Within the Tibetan pramāṇa tradition, reasoning is treated as a precise discipline that supports both philosophical understanding and formal debate. At the broadest level, one finds a distinction between correct reasoning, faulty or fallacious reasoning, and doubtful or indeterminate reasoning. Correct reasoning is that which truly establishes its thesis, whereas faulty reasoning fails to do so, and doubtful reasoning leaves the matter undecided because it can be interpreted in more than one way. This threefold sensitivity to validity reflects a concern not only with what is asserted, but with how firmly and clearly it can be known.

A central feature of Tibetan logic is the analysis of what makes a reason “correct.” A proper logical sign must satisfy three modes: it must be present in the subject under discussion, it must be pervasively connected with the predicate to be proven, and it must be absent in clear counterexamples that lack that predicate. Debate training repeatedly returns to these three modes so that reasoning does not drift into mere verbal cleverness. When these conditions are met, one has what is called a correct reason, which serves as the backbone of syllogistic argumentation.

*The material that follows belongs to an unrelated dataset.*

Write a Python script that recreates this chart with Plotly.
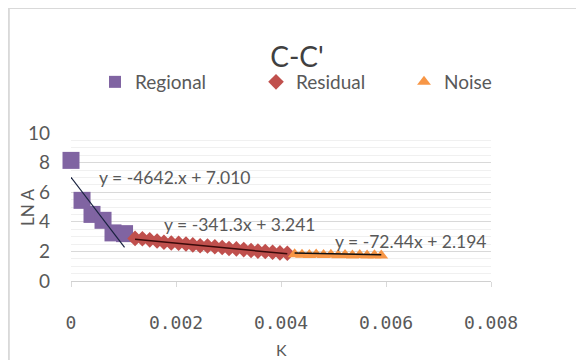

Within the domain of correct reasons, several specific types are distinguished, each illuminating a different way that thought can move from what is known to what is not yet known. Effect reasoning infers a cause from its observable effect, as when smoke is taken as a sign of fire. Nature reasoning proceeds from an essential or definitional connection, such as reasoning that whatever is produced is impermanent. Non-observation reasoning draws on the absence of perception where perception should occur, using that absence as a sign that the thing in question is not present. These three are not merely technical categories; they train the mind to notice different patterns of dependence and exclusion in experience.

Tibetan scholars also speak of reasoning in terms of its function in communication and debate. There is reasoning that is certain for oneself, grounded in one’s own clear understanding of the pervasion, and reasoning formulated specifically to convince others, framed in terms they already accept. In formal debate, this gives rise to two complementary styles: autonomous reasoning, where one directly establishes a thesis through general logical proof, and consequential reasoning, where one draws out the implications of an opponent’s position to reveal inconsistency. Together, these modes of reasoning cultivate a mind that is both rigorously analytical and skillful in guiding others toward insight.